Untuk menyesuaikan dengan kondisi yang cepat berubah, serta dalam rangka meningkatkan kinerja dan efisiensi, maka pada tahun 2004 dilakukan penataan organisasi di lingkungan Departemen Keuangan. Badan Pengkajian Ekonomi, Keuangan, dan Kerjasama Internasional (BAPEKKI)4dibentuk dengan menggabungkan beberapa unit eselon II yang berasal dari Badan Analisa Fiskal (BAF) dan Direktorat Jenderal Perimbangan Keuangan dan Pendapatan Daerah (Dirjen PKPD) serta Biro Kerjasama Luar Negeri dari Sekretariat Jenderal Departemen Keuangan. BAPEKKI terdiri dari enam unit eselon 2, yaitu Pusat Pengkajian Ekonomi dan Keuangan (Puspeku), Pusat Pengkajian Perkajian Perpajakan, Kepabeanan dan Penerimaan Negara Bukan Pajak (Puspakep), Pusat Pengkajian Ekonomi dan Keuangan Daerah (Puspekda), Pusat Evaluasi Pajak dan Retribusi Daerah (Puseparda), Pusat Kerjasama Internasional (Puskerin), serta Sekretariat Badan.

Pada tahun 2006 kembali dilakukan penyempurnaan. BAPEKKI berubah menjadi Badan Kebijakan Fiskal (BKF)5 dengan tugas utama menjadi unit perumus rekomendasi kebijakan dengan berbasis analisis dan kajian atau lebih dikenal dengan research based policy. BKF memiliki enam unit eselon 2, yaitu Pusat Kebijakan Pendapatan Negara, Pusat Kebijakan Belanja Negara, Pusat Kebijakan Ekonomi dan Keuangan, Pusat Pengelolaan Risiko Fiskal, Pusat Kerjasama Internasional serta Sekretariat Badan.
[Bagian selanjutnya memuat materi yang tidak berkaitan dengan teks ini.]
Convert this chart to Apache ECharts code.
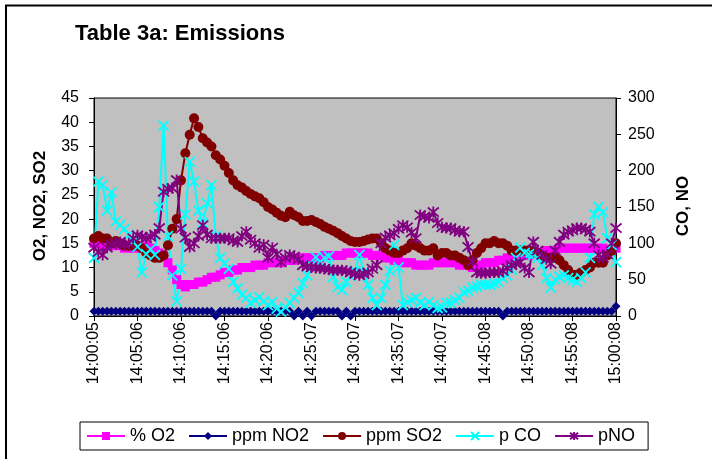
<!DOCTYPE html>
<html>
<head>
<meta charset="utf-8">
<script src="https://cdn.jsdelivr.net/npm/echarts@6/dist/echarts.min.js"></script>
<style>
html,body{margin:0;padding:0;background:#fff;}
#chart{width:712px;height:459px;}
</style>
</head>
<body>
<div id="chart"></div>
<script>
// Tick labels shown on the time axis (every 10th reading)
var tickLabels = ['14:00:05','14:05:06','14:10:06','14:15:06','14:20:06','14:25:07','14:30:07',
  '14:35:07','14:40:07','14:45:08','14:50:08','14:55:08','15:00:08'];

// % O2 (left axis)
var o2 = [
  15,15,14.5,15,14.5,15,14.5,14,14.5,14,
  14.5,14,14.5,14,13.5,13,12.5,11,9.5,7.5,
  6.5,6,6.5,6.5,7,7,7.5,8,8,8.5,
  9,9,9.5,9.5,10,10,10,10.5,10.5,10.5,
  11,11,11,11,11.5,11.5,11.5,12,12,12,
  12,12,12,12.5,12.5,12.5,12.5,12.5,13,13,
  13,13,13,13,12.5,12.5,12.5,12,12,11.5,
  11.5,11,11,11,10.5,10.5,10.5,10.5,11,11,
  11,11,11,11,10.5,10.5,10.5,10,10.5,10.5,
  11,11,11,11.5,11.5,12,12,12,12.5,12.5,
  12.5,13,13,13,13.5,13.5,13.5,14,14,14,
  14,14,14,14,14,14,14,14,13.5,13.5,
  14];

// ppm NO2 (left axis)
var no2 = [
  1,1,1,1,1,1,1,1,1,1,
  1,1,1,1,1,1,1,1,1,1,
  1,1,1,1,1,1,1,1,0,1,
  1,1,1,1,1,1,1,1,1,1,
  1,1,1,1,1,1,0,1,0,1,
  0,1,1,1,1,1,1,0,1,0,
  1,1,1,1,1,1,1,1,1,1,
  1,1,1,1,1,1,1,1,1,1,
  1,1,1,1,1,1,1,1,1,1,
  1,1,1,1,0,1,1,1,1,1,
  1,1,1,1,1,1,1,1,1,1,
  1,1,1,1,1,1,1,1,1,1,
  2];

// ppm SO2 (left axis)
var so2 = [
  16,16.5,16,16,15,15.5,15,14.5,14.5,14.5,
  14.5,14,13,12.5,12,12,12.5,14.6,18,20,
  28,33.6,37.4,40.8,39,36.7,35.8,35,33.2,32.3,
  31,29.5,28,27,26.5,25.8,25.2,24.7,24.3,23.5,
  22.5,22,21.3,20.7,20.4,21.5,20.8,20.4,19.6,19.6,
  19.8,19.4,19,18.4,18,17.6,17.1,16.5,16,15.5,
  15.3,15.3,15.5,15.8,16,16,15,14,13.5,13,
  13,13.5,14,15,14.5,14,13.5,13.5,14,12.5,
  13,13,12.5,12.5,12,11.5,10.5,11.5,13,14,
  15,15,15.5,15,15,14.5,13.5,13.5,13.5,13.5,
  13.5,13,13,12.5,12,12,12,11.5,10.5,9.5,
  8.5,8.5,9,9.5,10,11,11,11,12.5,13.5,
  15];

// p CO (right axis)
var co = [
  80,185,180,145,170,130,125,120,112,102,
  95,60,85,92,84,150,262,110,56,20,
  65,140,212,185,145,128,155,180,110,80,
  72,65,47,38,29,25,18,22,26,20,
  15,19,10,6,12,18,25,32,45,56,
  70,81,74,80,82,54,40,36,47,55,
  62,84,60,43,25,15,25,43,62,98,
  67,15,19,22,25,18,15,19,15,11,
  12,18,18,22,25,33,35,39,40,43,
  43,43,45,47,52,56,64,80,94,87,
  85,84,80,70,52,39,50,54,56,52,
  50,47,52,60,80,140,150,143,107,98,
  74];

// pNO (right axis)
var pno = [
  94,88,84,94,98,100,102,98,100,107,
  111,109,107,109,112,121,171,175,176,187,
  120,108,95,100,110,125,112,107,107,107,
  107,107,104,102,110,116,105,100,94,98,
  80,94,85,74,80,84,82,78,70,68,
  67,66,66,65,64,63,63,63,62,60,
  58,56,58,60,65,70,100,108,111,114,
  120,125,122,115,107,139,137,135,143,128,
  122,121,121,118,116,116,95,75,60,59,
  59,60,60,60,62,66,70,72,74,66,
  60,102,90,84,78,72,90,102,112,116,
  118,121,121,119,116,100,84,80,85,100,
  121];

// category axis: one reading every ~30 s; labels shown every 10th
var categories = [];
for (var i = 0; i < o2.length; i++) {
  if (i % 10 === 0) { categories.push(tickLabels[i / 10]); }
  else {
    var s = 5 + i * 30 + Math.ceil(i / 40);
    var hh = 14 + Math.floor(s / 3600), mm = Math.floor((s % 3600) / 60), ss = s % 60;
    categories.push(hh + ':' + (mm < 10 ? '0' : '') + mm + ':' + (ss < 10 ? '0' : '') + ss);
  }
}

var FONT = '"Liberation Sans", Arial, sans-serif';
var X_PATH = 'path://M0,0L10,10M10,0L0,10';
var STAR_PATH = 'path://M0,0L10,10M10,0L0,10M5,-1L5,11';

function mk(name, data, color, symbol, size, yIdx, strokeSym) {
  return {
    name: name, type: 'line', data: data, yAxisIndex: yIdx,
    symbol: symbol, symbolSize: size, showSymbol: true, showAllSymbol: true,
    lineStyle: { color: color, width: 2 },
    itemStyle: strokeSym ? { color: 'rgba(0,0,0,0)', borderColor: color, borderWidth: 1.8 }
                         : { color: color, borderColor: color, borderWidth: 0 },
    emphasis: { disabled: true },
    animation: false
  };
}

var chart = echarts.init(document.getElementById('chart'), null, { renderer: 'canvas' });
chart.setOption({
  backgroundColor: '#ffffff',
  animation: false,
  textStyle: { fontFamily: FONT },
  grid: {
    left: 94, right: 96, top: 98, bottom: 143,
    show: true, backgroundColor: '#c0c0c0', borderColor: '#000', borderWidth: 1
  },
  legend: {
    left: 80, top: 422,
    data: ['% O2', 'ppm NO2', 'ppm SO2', 'p CO', 'pNO'],
    borderColor: '#000', borderWidth: 1, padding: [5, 13, 5, 6],
    itemWidth: 38, itemHeight: 10, itemGap: 13,
    textStyle: { fontFamily: FONT, fontSize: 18, color: '#000' }
  },
  xAxis: {
    type: 'category', data: categories, boundaryGap: false,
    axisLine: { lineStyle: { color: '#000', width: 1 } },
    axisTick: { interval: 9, length: 5, lineStyle: { color: '#000' } },
    axisLabel: {
      interval: 9, rotate: 90, margin: 6, color: '#000',
      fontFamily: FONT, fontSize: 16,
      formatter: function (v, idx) { return idx % 10 === 0 ? tickLabels[idx / 10] : ''; }
    },
    splitLine: { show: false }
  },
  yAxis: [
    {
      type: 'value', min: 0, max: 45, interval: 5, position: 'left',
      axisLine: { show: true, lineStyle: { color: '#000', width: 1 } },
      axisTick: { show: true, length: 5, lineStyle: { color: '#000' } },
      axisLabel: { color: '#000', fontFamily: FONT, fontSize: 16, margin: 15 },
      splitLine: { show: false }
    },
    {
      type: 'value', min: 0, max: 300, interval: 50, position: 'right',
      axisLine: { show: true, lineStyle: { color: '#000', width: 1 } },
      axisTick: { show: true, length: 5, lineStyle: { color: '#000' } },
      axisLabel: { color: '#000', fontFamily: FONT, fontSize: 16, margin: 12 },
      splitLine: { show: false }
    }
  ],
  series: [
    mk('% O2', o2, '#ff00ff', 'rect', 9, 0, false),
    mk('ppm NO2', no2, '#000080', 'diamond', 9, 0, false),
    mk('ppm SO2', so2, '#800000', 'circle', 10, 0, false),
    mk('p CO', co, '#00ffff', X_PATH, 10, 1, true),
    mk('pNO', pno, '#800080', STAR_PATH, 11, 1, true)
  ],
  graphic: [
    { type: 'rect', silent: true, z: -1,
      shape: { x: 6, y: 5.5, width: 760, height: 520 },
      style: { fill: 'none', stroke: '#000', lineWidth: 2 } },
    { type: 'text', left: 75, top: 23,
      style: { text: 'Table 3a: Emissions', font: 'bold 22px ' + FONT, fill: '#000' } },
    { type: 'text', x: 40, y: 206, rotation: Math.PI / 2,
      style: { text: 'O2, NO2, SO2', font: 'bold 17px ' + FONT, fill: '#000',
               align: 'center', verticalAlign: 'middle' } },
    { type: 'text', x: 683, y: 206, rotation: Math.PI / 2,
      style: { text: 'CO, NO', font: 'bold 17px ' + FONT, fill: '#000',
               align: 'center', verticalAlign: 'middle' } }
  ]
});
</script>
</body>
</html>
Tahun 2008, BKF melakukan sedikit penyesuaian tugas dan fungsi6 sehingga struktur organisasi di lingkungan BKF menjadi Pusat Kebijakan Pendapatan Negara, Pusat Kebijakan Anggaran Pendapatan dan Belanja Negara, Pusat Kebijakan Ekonomi Makro, Pusat Pengelolaan Risiko Fiskal, Pusat Kebijakan Kerja Sama Internasional, dan Sekretariat Badan Kebijakan Fiskal.

Selanjutnya di tahun 2009 dilakukan kembali penyesuaian tugas dan fungsi BKF. Perubahan utama adalah memecah Pusat Kerja Sama Internasional menjadi dua unit eselon II dengan pertimbangan beban kerja yang semakin tinggi dan penambahan fungsi terkait kebijakan pembiayaan perubahan iklim7. Pusat Kerja Sama Internasional dipecah menjadi Pusat Kebijakan Pembiayaan Perubahan Iklim dan Multilateral dan Pusat Kebijakan Regional dan Bilateral.

Sejalan dengan perkembangan perekonomian yang sangat dinamis, BKF kembali melakukan evaluasi organisasi dengan pertimbangan peningkatan beban kerja dan adanya tambahan fungsi-fungsi yang harus dilaksanakan. Berdirinya Otoritas Jasa Keuangan (OJK) dan dihapuskannya Bapepam LK menjadi landasan utama BKF harus melakukan perubahan. Sejak 2015 fungsi perumusan kebijakan sektor keuangan yang sebelumnya dilakukan oleh Bapepam LK diamanatkan untuk dilaksanakan oleh BKF, di bawah Pusat Kebijakan Sektor Keuangan.

Dengan demikian, secara utuh Badan Kebijakan Fiskal pada saat ini terdiri atas tujuh unit eselon 2, yaitu:

  1. Sekretariat Badan (Setban)
  2. Pusat Kebijakan Pendapatan Negara (PKPN)
  3. Pusat Kebijakan Anggaran Pendapatan dan Belanja Negara (PKAPBN)
  4. Pusat Kebijakan Ekonomi Makro (PKEM)
  5. Pusat Kebijakan Sektor Keuangan (PKSK)
  6. Pusat Kebijakan Pembiayaan Perubahan Iklim dan Multilateral (PKPPIM)
  7. Pusat Kebijakan Regional dan Bilateral (PKRB)
(sesuai Laptah 2017, 2018)

Dalam rangka meningkatkan kualitas rekomendasi kebijakan melalui proses bisnis yang ilmiah dan akuntabel, BKF melakukan transformasi kelembagaan yang perjalanannya dimulai dari tahun 2017 hingga 2019 dengan mengimplementasikan jabatan fungsional analis kebijakan. Hal tersebut juga sejalan dengan visi Presiden RI yang tertuang dalam pidato mengenai perlunya reformasi birokrasi sebagai pelaksanaan reformasi struktural. Arah perubahan tersebut diakukan dengan mengembangkan jabatan fungsional tertentu dan pelaksanaan delayering eselon III & IV, menguatkan fungsi manajerial di unit teknis (fungsi administrasi, manajemen program, & manajemen pengetahuan) dan menguatkan fungsi pendukung serta koordinasi.